In dem Manifest des Täters wird ein Weltbild erkennbar, das für die Politically Incorrect Boards von 4chan und 8chan, ihre Ableger, sowie diverse Incel Foren typisch ist. Dabei handelt es sich um ein umfassendes rassistisches und frauenfeindliches Wahnkonstrukt, das durch Antisemitismus zusammengehalten und plausibilisiert wird. Man glaubt dabei, das Weiße eine unterdrückte, von Auslöschung bedrohte Minderheit sind. Man glaubt des weiteren an die Ideologie vom „Großen Austausch“ wie sie auch in und um die AFD verbreitet wird. Dabei wird davon ausgegangen, dass es eine groß angelegte Verschwörung gibt, die weiße Rasse zu ersetzen. Die verschiedenen Menschengruppen, die von Nazis gehasst werden, sollen dabei ineinandergreifende Rollen übernehmen.

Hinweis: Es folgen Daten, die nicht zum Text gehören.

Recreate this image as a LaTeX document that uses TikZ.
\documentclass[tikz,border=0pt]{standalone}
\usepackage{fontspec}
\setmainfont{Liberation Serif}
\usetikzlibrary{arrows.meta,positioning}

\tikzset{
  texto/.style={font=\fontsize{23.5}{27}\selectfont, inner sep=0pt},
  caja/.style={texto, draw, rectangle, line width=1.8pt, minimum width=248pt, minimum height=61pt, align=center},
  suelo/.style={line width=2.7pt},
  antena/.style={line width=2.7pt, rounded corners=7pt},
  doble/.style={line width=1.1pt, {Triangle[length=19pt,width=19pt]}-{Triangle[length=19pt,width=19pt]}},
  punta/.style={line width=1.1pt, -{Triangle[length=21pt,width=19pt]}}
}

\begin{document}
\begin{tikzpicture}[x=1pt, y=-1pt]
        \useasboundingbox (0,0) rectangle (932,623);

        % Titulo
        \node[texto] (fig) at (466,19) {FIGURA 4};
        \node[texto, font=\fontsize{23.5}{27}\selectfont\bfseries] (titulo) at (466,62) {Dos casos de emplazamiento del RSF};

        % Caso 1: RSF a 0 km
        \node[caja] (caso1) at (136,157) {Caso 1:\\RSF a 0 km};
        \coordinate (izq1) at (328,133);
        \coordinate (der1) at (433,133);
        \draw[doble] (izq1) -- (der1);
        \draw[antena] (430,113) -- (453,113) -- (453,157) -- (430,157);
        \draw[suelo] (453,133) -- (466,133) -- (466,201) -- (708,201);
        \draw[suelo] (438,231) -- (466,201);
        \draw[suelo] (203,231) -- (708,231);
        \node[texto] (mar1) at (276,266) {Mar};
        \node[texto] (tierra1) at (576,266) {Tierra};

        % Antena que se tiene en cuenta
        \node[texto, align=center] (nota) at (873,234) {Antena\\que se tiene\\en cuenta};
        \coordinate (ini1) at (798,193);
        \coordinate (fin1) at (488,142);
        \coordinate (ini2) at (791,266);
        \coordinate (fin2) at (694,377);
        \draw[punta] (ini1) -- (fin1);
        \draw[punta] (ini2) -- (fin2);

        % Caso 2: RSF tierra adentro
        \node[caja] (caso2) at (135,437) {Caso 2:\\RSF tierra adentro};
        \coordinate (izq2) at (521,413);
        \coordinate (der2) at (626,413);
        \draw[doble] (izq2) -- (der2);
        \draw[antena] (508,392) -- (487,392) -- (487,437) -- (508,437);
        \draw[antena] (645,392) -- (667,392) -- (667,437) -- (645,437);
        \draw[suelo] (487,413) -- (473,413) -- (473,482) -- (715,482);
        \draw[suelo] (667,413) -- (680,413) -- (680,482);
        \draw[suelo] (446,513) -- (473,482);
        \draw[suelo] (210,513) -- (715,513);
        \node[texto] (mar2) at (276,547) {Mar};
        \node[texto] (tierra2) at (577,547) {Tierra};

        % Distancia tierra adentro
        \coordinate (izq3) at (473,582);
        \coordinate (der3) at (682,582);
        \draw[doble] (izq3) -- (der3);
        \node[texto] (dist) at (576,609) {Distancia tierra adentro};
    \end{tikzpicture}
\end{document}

-> Feministinnen und emanzipierte Frauen im Allgemeinen schwächen die herbeihalluzinierte Rassengemeinschaft, wenn sie nicht einer Rolle als Geburtsmaschinen in der heterosexuellen Kleinfamilie entsprechen.
-> Muslime und People of Colour (PoC) stellen die quasi animalische Konkurrenz, die die „weiße Rasse verdrängen wird“, wenn diese sich nicht entsprechend diszipliniert.
Dieser offensichtliche Schwachsinn braucht aber noch eine weitere Komponente, um plausibel zu werden: Antisemitismus.
Denn Frauen und PoC sind im Weltbild der Faschisten ja eigentlich Unterlegene und können von sich aus keine Bedrohung darstellen. Erst durch eine globale jüdische Verschwörung, die im Hintergrund Fäden zieht, können die „überlegenen“ weißen Männer ernsthaft bedroht werden. Hier liegt auch die Anschlussfähigkeit an die Ideologie der sogenannten Incels, die sich ihr gesamtes Weltbild rund um ihre sexuellen Minderwertigkeitskomplexe herum aufbauen. Sie fühlen sich von Frauen bedroht und permanent gedemütigt, obwohl sie davon überzeugt sind, dass es ihr Naturrecht als Männer sein sollte, über die Körper von Frauen zu verfügen. Um diesen Bruch zwischen Wahn und Wirklichkeit zu kitten, bedient man sich wiederum des Antisemitismus und erklärt den Feminismus zur jüdischen Verschwörung. Ob sich der Mörder von Halle selbst als Incel bezeichnet, ist noch nicht klar, er nimmt in seinem Anschlagsvideo jedoch explizit auf diese Ideologeme Bezug.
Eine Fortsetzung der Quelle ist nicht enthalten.